If you’re coming from a MacBook Air, it will be significantly slower, so you should only consider a Chromebook if your needs are very basic, or you’re looking for a secondary laptop.
Note that you only get 16GB or 32GB of storage – the idea is you store most of your files on Google’s cloud services – and that you need an internet connection to get pretty much anything done on Chromebooks.
But with the better part of 10 hours’ battery life, this makes for a great laptop for students or those on a really tight budget.
- Price: £749
- Our Score: 7/10
- Our Verdict: “A thin, light and fast laptop that’s outshone by its rivals.”
The UX330UA continues this trend, including a 3,200 x 1,800-pixel display and 256GB SSD– all for under £800.
Like the Lenovo Ideapad though, the design here is more about aping the look of premium metal, rather than emulating its actual feel. Only the lid is metal – and it looks fab – but the rest of the machine is plastic with embedded metallic particles.

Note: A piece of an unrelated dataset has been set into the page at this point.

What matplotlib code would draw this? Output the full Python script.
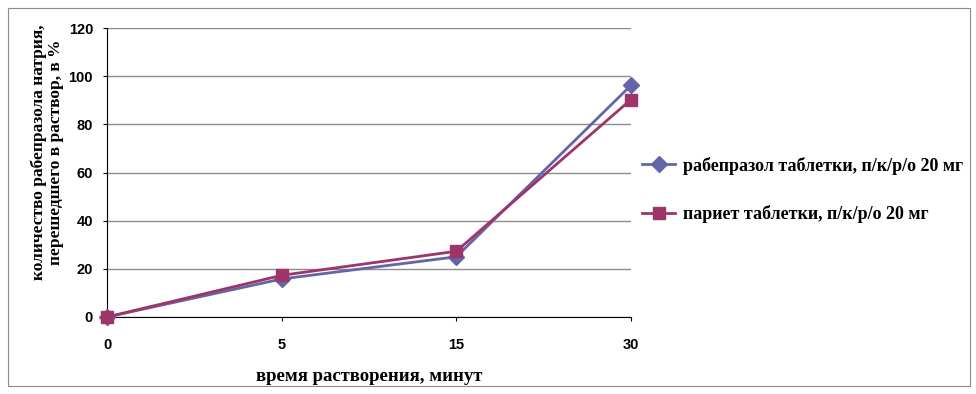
import matplotlib.pyplot as plt
from matplotlib.patches import Rectangle

# data
time_labels = ['0', '5', '15', '30']
rabeprazol = [0, 15.8, 25, 96.2]
pariet = [0, 17.3, 27.3, 90.3]
series_names = ['рабепразол таблетки, п/к/р/о 20 мг', 'париет таблетки, п/к/р/о 20 мг']

blue = '#6465A8'
maroon = '#9E3468'
serif = ['Liberation Serif', 'DejaVu Serif']

fig = plt.figure(figsize=(9.76, 3.94), dpi=100)
fig.patches.append(Rectangle((8 / 976, 8 / 394), 962 / 976, 378 / 394, transform=fig.transFigure,
                             fill=False, edgecolor='#8c8c8c', linewidth=0.8))

ax = fig.add_axes([107 / 976, 1 - 317 / 394, 524 / 976, 289 / 394])
x = range(len(time_labels))
ax.plot(x, rabeprazol, color=blue, marker='D', markersize=8, linewidth=2, label=series_names[0],
        clip_on=False, zorder=3)
ax.plot(x, pariet, color=maroon, marker='s', markersize=8.5, linewidth=2, label=series_names[1],
        clip_on=False, zorder=4)

ax.set_xlim(0, 3)
ax.set_ylim(0, 120)
ax.set_yticks(range(0, 121, 20))
ax.set_xticks(list(x))
ax.set_xticklabels(time_labels)
ax.yaxis.grid(True, color='#8c8c8c', linewidth=1)
ax.set_axisbelow(True)
for s in ['top', 'right']:
    ax.spines[s].set_visible(False)
ax.spines['left'].set_color('black')
ax.spines['bottom'].set_color('black')
ax.tick_params(axis='both', length=3, labelsize=10.5)
ax.tick_params(axis='y', pad=7)
ax.tick_params(axis='x', pad=12)
for lab in ax.get_xticklabels() + ax.get_yticklabels():
    lab.set_fontweight('bold')
    lab.set_family(['Liberation Sans', 'DejaVu Sans'])

ax.set_xlabel('время растворения, минут', family=serif, fontweight='bold', fontsize=13.5)
ax.xaxis.set_label_coords(0.5, -0.175)
ax.set_ylabel('количество рабепразола натрия,\nперешедшего в раствор, в %', family=serif,
              fontweight='bold', fontsize=12.5, linespacing=1.05)
ax.yaxis.set_label_coords(-0.083, 0.57)

fig.legend(loc='center left', bbox_to_anchor=(626 / 976, 1 - 190 / 394), frameon=False,
           prop={'family': serif, 'weight': 'bold', 'size': 13}, labelspacing=1.7,
           handlelength=1.8, handletextpad=0.45)

fig.savefig('out.png', dpi=100, facecolor='white')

Other areas where it can’t quite match the competition are the middling keyboard and below par battery life. You’ll get only around six hours of use from a charge, which is below the 8-10 hours many others will manage.
If battery life is less of a concern, though, then the superb screen and good overall performance make this a good option.
- Price: £999 | $1,649
- Our Score: TBC
- Early Verdict: “You’re getting a great, powerful ultrabook with a bunch of freebies.”
The 12.5-inch laptop is just 0.52-inches thick, weighs only 1.25kg, and can be kitted out with either a 4K or QHD display. In almost every way, it’s a typical high-end ultrabook, packing an Intel Core i7-7500U along with 8-16GB of RAM, a 256GB-1TB SSD, and a claimed battery life of up to nine hours.
The real trick with this laptop, though, is that it can dock with an external graphics card so that it can transform into a powerful gaming machine.
The Razer Core (£499), as it’s called, is a box that contains a power supply and desktop graphics card – which can be upgraded – and it plugs into the Blade Stealth via a Thunderbolt cable.
We’ve yet to review the Razer Blade Stealth in full, but it looks set to be a truly exciting laptop for on-the-go gamers.